Alfonso “Chico” Carrasquel was born in Caracas, Venezuela.
A 21.3 WAR player over his decade in the majors, Chico made an immediate impact with the White Sox, finishing 12th in AL MVP voting as a rookie and in just his second season becoming the first Latin player ever to appear in an All-Star Game (1951). Despite being a singles hitter (.342 career slugging), Chico’s value on the defensive side was enormous. His 14.6 career defensive WAR places him 124th all-time in the majors, and 13.0 defensive WAR on the White Sox puts him eighth in franchise history.
Perhaps most importantly, Chico started a line of Venezuelans into the major leagues — and, specifically, of Venezuelan shortstops to the South Side. Luis Aparicio, who was 16 when Carrasquel made his debut, was such an enormous talent in Chico’s footsteps that he sped a Carrasquel trade to Cleveland. Then, 15 years after Aparicio fielded his final grounder at Comiskey Park, Ozzie Guillén became the third great Venezuelan shortstop to wear White Sox colors.
Carrasquel was not on the down side of his career when traded in the mid-1950s; in fact, he was coming off of the two best seasons of his career in 1954 (5.5 WAR) and 1955 (3.5) when dealt.
Carrasquel also presided over the beginning of the golden age of White Sox teams, as from 1951-67 the team ran off 17 straight winning seasons. Unfortunately, he was unable to see his home club win it all, passing away early in the magical World Series year, at home in Caracas, on May 26, 2005.
After two mediocre seasons with the White Sox, Omar Vizquel signed with Toronto, playing the final season of his 24-year career with the Blue Jays.

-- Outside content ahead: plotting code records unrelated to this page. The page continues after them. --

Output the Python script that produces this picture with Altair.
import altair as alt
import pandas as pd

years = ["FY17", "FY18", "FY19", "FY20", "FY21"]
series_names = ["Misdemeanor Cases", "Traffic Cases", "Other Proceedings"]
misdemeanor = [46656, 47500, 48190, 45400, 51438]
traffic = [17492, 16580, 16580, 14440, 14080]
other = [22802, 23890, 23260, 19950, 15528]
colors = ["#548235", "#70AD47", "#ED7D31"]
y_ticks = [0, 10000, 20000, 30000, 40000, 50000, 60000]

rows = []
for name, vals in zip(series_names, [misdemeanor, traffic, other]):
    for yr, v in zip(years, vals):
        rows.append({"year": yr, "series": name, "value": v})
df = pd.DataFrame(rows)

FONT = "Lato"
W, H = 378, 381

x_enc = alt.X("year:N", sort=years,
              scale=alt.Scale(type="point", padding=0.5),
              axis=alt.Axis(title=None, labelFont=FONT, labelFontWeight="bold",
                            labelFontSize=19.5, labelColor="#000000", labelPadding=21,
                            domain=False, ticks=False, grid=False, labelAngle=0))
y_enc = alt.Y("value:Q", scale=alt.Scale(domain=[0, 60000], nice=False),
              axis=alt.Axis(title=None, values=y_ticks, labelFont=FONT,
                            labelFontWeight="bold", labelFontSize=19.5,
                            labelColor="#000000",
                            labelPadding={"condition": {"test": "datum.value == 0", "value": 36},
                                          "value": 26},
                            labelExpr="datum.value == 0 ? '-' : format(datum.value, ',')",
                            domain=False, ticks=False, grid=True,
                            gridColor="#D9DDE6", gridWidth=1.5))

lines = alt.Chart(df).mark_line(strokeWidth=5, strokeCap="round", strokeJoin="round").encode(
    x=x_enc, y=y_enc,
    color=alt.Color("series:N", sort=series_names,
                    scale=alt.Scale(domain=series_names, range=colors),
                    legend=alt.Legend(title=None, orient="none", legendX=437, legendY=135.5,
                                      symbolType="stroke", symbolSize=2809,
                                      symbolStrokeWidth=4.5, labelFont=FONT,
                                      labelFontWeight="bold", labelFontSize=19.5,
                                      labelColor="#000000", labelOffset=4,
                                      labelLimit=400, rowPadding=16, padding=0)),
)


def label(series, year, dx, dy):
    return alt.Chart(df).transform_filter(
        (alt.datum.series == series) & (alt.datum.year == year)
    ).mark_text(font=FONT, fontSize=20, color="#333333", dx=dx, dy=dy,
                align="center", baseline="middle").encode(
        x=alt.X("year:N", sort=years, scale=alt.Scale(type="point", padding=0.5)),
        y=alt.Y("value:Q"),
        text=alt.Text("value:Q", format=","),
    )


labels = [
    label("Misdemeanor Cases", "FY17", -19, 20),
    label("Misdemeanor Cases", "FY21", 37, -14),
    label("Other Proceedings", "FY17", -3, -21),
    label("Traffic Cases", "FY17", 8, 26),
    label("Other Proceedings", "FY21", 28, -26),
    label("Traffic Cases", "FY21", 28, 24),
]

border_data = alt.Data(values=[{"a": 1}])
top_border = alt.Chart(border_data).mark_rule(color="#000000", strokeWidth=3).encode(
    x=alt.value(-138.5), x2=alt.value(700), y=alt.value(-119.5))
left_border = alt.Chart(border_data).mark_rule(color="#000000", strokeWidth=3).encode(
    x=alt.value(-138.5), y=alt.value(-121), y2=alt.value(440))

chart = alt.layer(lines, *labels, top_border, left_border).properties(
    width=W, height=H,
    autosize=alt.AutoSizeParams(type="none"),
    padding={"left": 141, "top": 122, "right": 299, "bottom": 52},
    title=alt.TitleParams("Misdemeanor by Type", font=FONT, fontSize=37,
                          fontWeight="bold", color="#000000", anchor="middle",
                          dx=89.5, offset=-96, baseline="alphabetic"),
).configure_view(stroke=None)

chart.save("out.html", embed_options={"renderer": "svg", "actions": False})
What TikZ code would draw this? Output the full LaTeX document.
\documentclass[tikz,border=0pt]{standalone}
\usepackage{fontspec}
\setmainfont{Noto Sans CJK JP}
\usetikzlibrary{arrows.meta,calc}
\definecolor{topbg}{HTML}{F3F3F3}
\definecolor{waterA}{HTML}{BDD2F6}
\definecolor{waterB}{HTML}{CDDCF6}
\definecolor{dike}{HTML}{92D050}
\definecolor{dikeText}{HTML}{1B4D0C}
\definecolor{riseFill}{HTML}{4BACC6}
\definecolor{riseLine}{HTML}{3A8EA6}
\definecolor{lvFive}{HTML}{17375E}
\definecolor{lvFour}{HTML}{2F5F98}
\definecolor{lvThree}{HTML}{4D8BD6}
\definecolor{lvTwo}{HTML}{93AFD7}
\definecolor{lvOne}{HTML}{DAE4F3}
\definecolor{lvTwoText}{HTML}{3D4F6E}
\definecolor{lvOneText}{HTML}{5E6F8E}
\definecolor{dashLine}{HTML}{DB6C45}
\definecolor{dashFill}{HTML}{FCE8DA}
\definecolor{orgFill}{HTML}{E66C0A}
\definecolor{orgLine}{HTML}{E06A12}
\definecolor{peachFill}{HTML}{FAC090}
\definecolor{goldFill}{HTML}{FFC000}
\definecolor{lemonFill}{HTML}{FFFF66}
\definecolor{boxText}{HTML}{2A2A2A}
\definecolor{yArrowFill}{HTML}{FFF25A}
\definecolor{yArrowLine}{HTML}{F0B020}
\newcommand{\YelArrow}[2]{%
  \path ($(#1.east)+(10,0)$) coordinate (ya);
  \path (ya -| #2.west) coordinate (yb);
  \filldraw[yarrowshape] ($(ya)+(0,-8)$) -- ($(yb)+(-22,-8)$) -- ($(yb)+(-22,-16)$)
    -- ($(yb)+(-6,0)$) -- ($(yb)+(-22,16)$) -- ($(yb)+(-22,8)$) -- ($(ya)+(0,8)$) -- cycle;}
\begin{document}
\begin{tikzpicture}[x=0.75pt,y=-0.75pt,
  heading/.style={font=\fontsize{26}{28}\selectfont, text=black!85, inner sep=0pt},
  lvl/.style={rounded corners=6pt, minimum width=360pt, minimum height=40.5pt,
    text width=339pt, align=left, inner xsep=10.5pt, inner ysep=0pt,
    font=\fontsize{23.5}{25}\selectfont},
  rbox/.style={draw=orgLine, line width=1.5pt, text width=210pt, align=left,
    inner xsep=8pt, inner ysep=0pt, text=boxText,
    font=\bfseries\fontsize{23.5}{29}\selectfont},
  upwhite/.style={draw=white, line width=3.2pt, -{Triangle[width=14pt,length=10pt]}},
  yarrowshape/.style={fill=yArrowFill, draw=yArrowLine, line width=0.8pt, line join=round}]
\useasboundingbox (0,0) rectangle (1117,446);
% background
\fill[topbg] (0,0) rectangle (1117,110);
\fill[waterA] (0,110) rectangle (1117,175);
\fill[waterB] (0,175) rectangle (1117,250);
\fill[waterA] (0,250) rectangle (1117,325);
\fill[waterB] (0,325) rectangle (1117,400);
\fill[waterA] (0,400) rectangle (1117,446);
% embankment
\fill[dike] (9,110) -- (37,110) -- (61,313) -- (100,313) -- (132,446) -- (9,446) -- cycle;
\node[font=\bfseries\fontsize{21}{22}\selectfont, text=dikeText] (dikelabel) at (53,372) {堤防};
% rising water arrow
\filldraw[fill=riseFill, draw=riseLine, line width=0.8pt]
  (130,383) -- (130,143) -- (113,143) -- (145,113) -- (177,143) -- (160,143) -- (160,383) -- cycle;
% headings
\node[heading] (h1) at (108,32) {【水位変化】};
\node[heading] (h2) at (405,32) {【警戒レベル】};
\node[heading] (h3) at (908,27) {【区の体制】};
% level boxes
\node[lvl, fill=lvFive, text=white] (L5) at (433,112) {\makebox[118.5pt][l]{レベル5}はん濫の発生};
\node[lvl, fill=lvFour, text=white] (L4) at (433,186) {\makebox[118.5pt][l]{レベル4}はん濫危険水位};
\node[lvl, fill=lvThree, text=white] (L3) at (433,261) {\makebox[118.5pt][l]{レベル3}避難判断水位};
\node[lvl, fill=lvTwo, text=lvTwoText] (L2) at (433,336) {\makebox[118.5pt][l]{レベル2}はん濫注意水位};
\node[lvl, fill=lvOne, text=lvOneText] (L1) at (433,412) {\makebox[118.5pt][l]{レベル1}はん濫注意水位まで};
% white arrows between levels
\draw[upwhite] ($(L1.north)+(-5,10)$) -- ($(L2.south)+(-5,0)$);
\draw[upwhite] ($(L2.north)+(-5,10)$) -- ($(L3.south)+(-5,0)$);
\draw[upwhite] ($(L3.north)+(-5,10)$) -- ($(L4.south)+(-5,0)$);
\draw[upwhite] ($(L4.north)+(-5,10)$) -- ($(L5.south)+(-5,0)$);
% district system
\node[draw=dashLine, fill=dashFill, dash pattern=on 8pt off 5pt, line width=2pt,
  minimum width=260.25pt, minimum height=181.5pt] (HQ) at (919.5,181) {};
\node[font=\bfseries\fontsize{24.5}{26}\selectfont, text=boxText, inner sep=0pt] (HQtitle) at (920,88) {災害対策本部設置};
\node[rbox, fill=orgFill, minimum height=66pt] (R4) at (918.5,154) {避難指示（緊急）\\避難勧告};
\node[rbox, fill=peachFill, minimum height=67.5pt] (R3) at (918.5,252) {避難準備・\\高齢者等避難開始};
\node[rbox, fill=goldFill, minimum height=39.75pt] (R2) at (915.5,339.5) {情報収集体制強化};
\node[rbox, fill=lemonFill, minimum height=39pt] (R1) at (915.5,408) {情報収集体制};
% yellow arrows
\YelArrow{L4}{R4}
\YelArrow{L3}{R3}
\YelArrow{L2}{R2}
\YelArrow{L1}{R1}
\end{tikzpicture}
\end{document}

While mediocre is a rough assessment for a shortstop playing into his early 40s, Vizquel was well past his prime, providing negative defensive WAR and -0.2 WAR overall during his 2010-11 tenure on the South Side. Perhaps most outrageously, Vizquel was inserted four times in the lineup as designated hitter by “hybrid DH”-loving White Sox manager Ozzie Guillén. Vizquel also played all three of his career games at first base with the White Sox.
Perhaps most notable in Vizquel’s tenure was the fact that he asked for, and received, permission to wear No. 11 with the White Sox from Luis Aparicio, for whom the number was retired in 1984.
In retirement, Vizquel managed in the White Sox system but derailed his management career — hopefully on a permanent basis — with multiple spousal abuse and sexual harassment incidents.